SET EXERCISE: Word for word, print each line of the listing below; pictures stay out.

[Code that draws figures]
★ ★ ★ ★

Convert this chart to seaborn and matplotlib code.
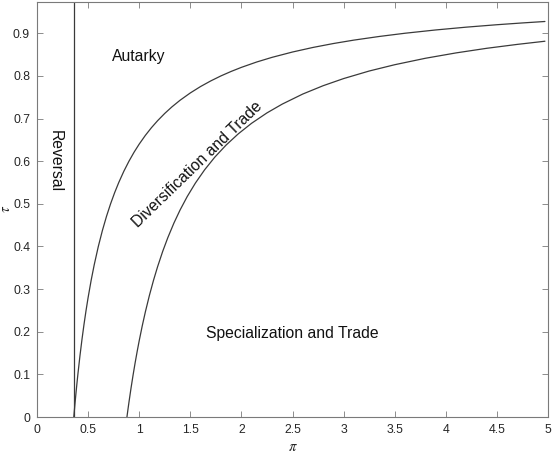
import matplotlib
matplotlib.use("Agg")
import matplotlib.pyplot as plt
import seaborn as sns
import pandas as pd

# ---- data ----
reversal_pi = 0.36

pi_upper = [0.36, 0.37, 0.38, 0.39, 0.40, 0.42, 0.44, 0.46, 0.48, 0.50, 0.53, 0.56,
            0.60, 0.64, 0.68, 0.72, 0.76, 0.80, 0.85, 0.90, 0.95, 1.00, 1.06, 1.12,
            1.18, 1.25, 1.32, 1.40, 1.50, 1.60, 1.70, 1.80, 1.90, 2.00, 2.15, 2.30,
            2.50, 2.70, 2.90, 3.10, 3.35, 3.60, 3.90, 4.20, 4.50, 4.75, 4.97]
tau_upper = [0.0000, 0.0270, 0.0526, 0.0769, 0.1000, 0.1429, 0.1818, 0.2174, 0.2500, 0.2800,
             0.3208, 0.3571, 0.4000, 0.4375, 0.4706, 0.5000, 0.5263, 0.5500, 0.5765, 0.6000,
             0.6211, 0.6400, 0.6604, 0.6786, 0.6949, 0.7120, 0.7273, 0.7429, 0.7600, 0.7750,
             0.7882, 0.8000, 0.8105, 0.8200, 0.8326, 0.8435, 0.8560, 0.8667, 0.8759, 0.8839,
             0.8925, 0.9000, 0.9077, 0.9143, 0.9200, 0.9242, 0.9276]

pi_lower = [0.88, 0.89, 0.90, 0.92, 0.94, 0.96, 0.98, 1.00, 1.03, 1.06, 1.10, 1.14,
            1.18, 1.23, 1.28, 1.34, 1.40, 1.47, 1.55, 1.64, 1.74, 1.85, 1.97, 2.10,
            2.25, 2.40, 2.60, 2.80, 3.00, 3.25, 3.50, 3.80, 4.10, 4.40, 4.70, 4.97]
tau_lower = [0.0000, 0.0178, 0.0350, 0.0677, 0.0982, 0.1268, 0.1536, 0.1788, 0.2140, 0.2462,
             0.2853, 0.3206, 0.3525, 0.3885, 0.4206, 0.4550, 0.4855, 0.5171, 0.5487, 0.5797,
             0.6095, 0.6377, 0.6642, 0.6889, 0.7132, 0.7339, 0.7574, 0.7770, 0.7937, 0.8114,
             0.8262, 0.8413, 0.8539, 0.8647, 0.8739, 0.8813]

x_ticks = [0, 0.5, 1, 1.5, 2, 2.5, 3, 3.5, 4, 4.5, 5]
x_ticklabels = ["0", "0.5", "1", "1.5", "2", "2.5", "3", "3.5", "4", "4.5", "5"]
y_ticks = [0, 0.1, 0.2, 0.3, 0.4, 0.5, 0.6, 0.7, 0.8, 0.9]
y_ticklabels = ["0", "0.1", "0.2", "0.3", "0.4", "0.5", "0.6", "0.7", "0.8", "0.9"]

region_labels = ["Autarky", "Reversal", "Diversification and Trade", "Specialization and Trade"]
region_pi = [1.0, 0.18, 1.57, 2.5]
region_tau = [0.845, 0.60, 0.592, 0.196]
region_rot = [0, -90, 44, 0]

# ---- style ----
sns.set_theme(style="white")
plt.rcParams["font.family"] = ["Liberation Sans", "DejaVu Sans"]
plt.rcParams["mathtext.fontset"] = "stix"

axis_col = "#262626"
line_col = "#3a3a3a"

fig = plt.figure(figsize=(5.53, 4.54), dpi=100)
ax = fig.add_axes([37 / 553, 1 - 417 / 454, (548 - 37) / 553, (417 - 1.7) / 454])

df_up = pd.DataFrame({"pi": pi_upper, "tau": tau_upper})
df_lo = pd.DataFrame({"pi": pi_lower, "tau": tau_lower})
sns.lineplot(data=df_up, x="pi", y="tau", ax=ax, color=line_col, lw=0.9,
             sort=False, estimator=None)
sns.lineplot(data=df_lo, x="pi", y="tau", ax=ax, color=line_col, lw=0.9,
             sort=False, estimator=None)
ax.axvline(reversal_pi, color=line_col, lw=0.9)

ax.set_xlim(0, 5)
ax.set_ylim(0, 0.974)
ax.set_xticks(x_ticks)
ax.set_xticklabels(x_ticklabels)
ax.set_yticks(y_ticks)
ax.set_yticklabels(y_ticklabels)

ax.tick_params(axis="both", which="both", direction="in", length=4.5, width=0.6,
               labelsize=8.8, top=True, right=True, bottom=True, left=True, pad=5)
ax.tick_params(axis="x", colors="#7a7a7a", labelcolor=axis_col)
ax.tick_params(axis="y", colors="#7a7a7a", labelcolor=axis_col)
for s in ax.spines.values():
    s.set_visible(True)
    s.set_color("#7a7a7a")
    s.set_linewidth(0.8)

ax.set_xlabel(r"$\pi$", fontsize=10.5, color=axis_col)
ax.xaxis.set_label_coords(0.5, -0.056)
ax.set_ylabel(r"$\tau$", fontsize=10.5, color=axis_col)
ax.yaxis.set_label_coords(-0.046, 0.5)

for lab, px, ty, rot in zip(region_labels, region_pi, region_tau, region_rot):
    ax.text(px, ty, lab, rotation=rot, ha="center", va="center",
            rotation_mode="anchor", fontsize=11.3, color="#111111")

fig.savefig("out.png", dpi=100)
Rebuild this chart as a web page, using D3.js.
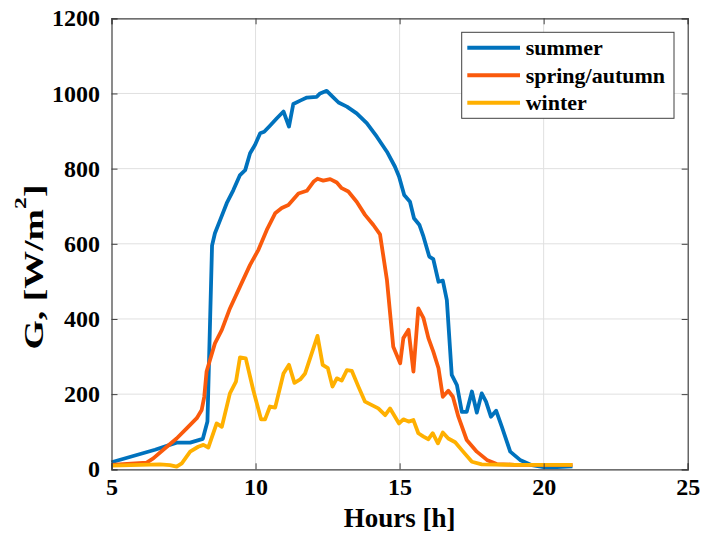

★ ★ ★ ★

RESULT BELOW:
Convert this chart to seaborn and matplotlib code.
import matplotlib
matplotlib.use("Agg")
import matplotlib.pyplot as plt
import seaborn as sns
import pandas as pd

# ---- data ----
reversal_pi = 0.36

pi_upper = [0.36, 0.37, 0.38, 0.39, 0.40, 0.42, 0.44, 0.46, 0.48, 0.50, 0.53, 0.56,
            0.60, 0.64, 0.68, 0.72, 0.76, 0.80, 0.85, 0.90, 0.95, 1.00, 1.06, 1.12,
            1.18, 1.25, 1.32, 1.40, 1.50, 1.60, 1.70, 1.80, 1.90, 2.00, 2.15, 2.30,
            2.50, 2.70, 2.90, 3.10, 3.35, 3.60, 3.90, 4.20, 4.50, 4.75, 4.97]
tau_upper = [0.0000, 0.0270, 0.0526, 0.0769, 0.1000, 0.1429, 0.1818, 0.2174, 0.2500, 0.2800,
             0.3208, 0.3571, 0.4000, 0.4375, 0.4706, 0.5000, 0.5263, 0.5500, 0.5765, 0.6000,
             0.6211, 0.6400, 0.6604, 0.6786, 0.6949, 0.7120, 0.7273, 0.7429, 0.7600, 0.7750,
             0.7882, 0.8000, 0.8105, 0.8200, 0.8326, 0.8435, 0.8560, 0.8667, 0.8759, 0.8839,
             0.8925, 0.9000, 0.9077, 0.9143, 0.9200, 0.9242, 0.9276]

pi_lower = [0.88, 0.89, 0.90, 0.92, 0.94, 0.96, 0.98, 1.00, 1.03, 1.06, 1.10, 1.14,
            1.18, 1.23, 1.28, 1.34, 1.40, 1.47, 1.55, 1.64, 1.74, 1.85, 1.97, 2.10,
            2.25, 2.40, 2.60, 2.80, 3.00, 3.25, 3.50, 3.80, 4.10, 4.40, 4.70, 4.97]
tau_lower = [0.0000, 0.0178, 0.0350, 0.0677, 0.0982, 0.1268, 0.1536, 0.1788, 0.2140, 0.2462,
             0.2853, 0.3206, 0.3525, 0.3885, 0.4206, 0.4550, 0.4855, 0.5171, 0.5487, 0.5797,
             0.6095, 0.6377, 0.6642, 0.6889, 0.7132, 0.7339, 0.7574, 0.7770, 0.7937, 0.8114,
             0.8262, 0.8413, 0.8539, 0.8647, 0.8739, 0.8813]

x_ticks = [0, 0.5, 1, 1.5, 2, 2.5, 3, 3.5, 4, 4.5, 5]
x_ticklabels = ["0", "0.5", "1", "1.5", "2", "2.5", "3", "3.5", "4", "4.5", "5"]
y_ticks = [0, 0.1, 0.2, 0.3, 0.4, 0.5, 0.6, 0.7, 0.8, 0.9]
y_ticklabels = ["0", "0.1", "0.2", "0.3", "0.4", "0.5", "0.6", "0.7", "0.8", "0.9"]

region_labels = ["Autarky", "Reversal", "Diversification and Trade", "Specialization and Trade"]
region_pi = [1.0, 0.18, 1.57, 2.5]
region_tau = [0.845, 0.60, 0.592, 0.196]
region_rot = [0, -90, 44, 0]

# ---- style ----
sns.set_theme(style="white")
plt.rcParams["font.family"] = ["Liberation Sans", "DejaVu Sans"]
plt.rcParams["mathtext.fontset"] = "stix"

axis_col = "#262626"
line_col = "#3a3a3a"

fig = plt.figure(figsize=(5.53, 4.54), dpi=100)
ax = fig.add_axes([37 / 553, 1 - 417 / 454, (548 - 37) / 553, (417 - 1.7) / 454])

df_up = pd.DataFrame({"pi": pi_upper, "tau": tau_upper})
df_lo = pd.DataFrame({"pi": pi_lower, "tau": tau_lower})
sns.lineplot(data=df_up, x="pi", y="tau", ax=ax, color=line_col, lw=0.9,
             sort=False, estimator=None)
sns.lineplot(data=df_lo, x="pi", y="tau", ax=ax, color=line_col, lw=0.9,
             sort=False, estimator=None)
ax.axvline(reversal_pi, color=line_col, lw=0.9)

ax.set_xlim(0, 5)
ax.set_ylim(0, 0.974)
ax.set_xticks(x_ticks)
ax.set_xticklabels(x_ticklabels)
ax.set_yticks(y_ticks)
ax.set_yticklabels(y_ticklabels)

ax.tick_params(axis="both", which="both", direction="in", length=4.5, width=0.6,
               labelsize=8.8, top=True, right=True, bottom=True, left=True, pad=5)
ax.tick_params(axis="x", colors="#7a7a7a", labelcolor=axis_col)
ax.tick_params(axis="y", colors="#7a7a7a", labelcolor=axis_col)
for s in ax.spines.values():
    s.set_visible(True)
    s.set_color("#7a7a7a")
    s.set_linewidth(0.8)

ax.set_xlabel(r"$\pi$", fontsize=10.5, color=axis_col)
ax.xaxis.set_label_coords(0.5, -0.056)
ax.set_ylabel(r"$\tau$", fontsize=10.5, color=axis_col)
ax.yaxis.set_label_coords(-0.046, 0.5)

for lab, px, ty, rot in zip(region_labels, region_pi, region_tau, region_rot):
    ax.text(px, ty, lab, rotation=rot, ha="center", va="center",
            rotation_mode="anchor", fontsize=11.3, color="#111111")

fig.savefig("out.png", dpi=100)
Rebuild this chart as a web page, using D3.js.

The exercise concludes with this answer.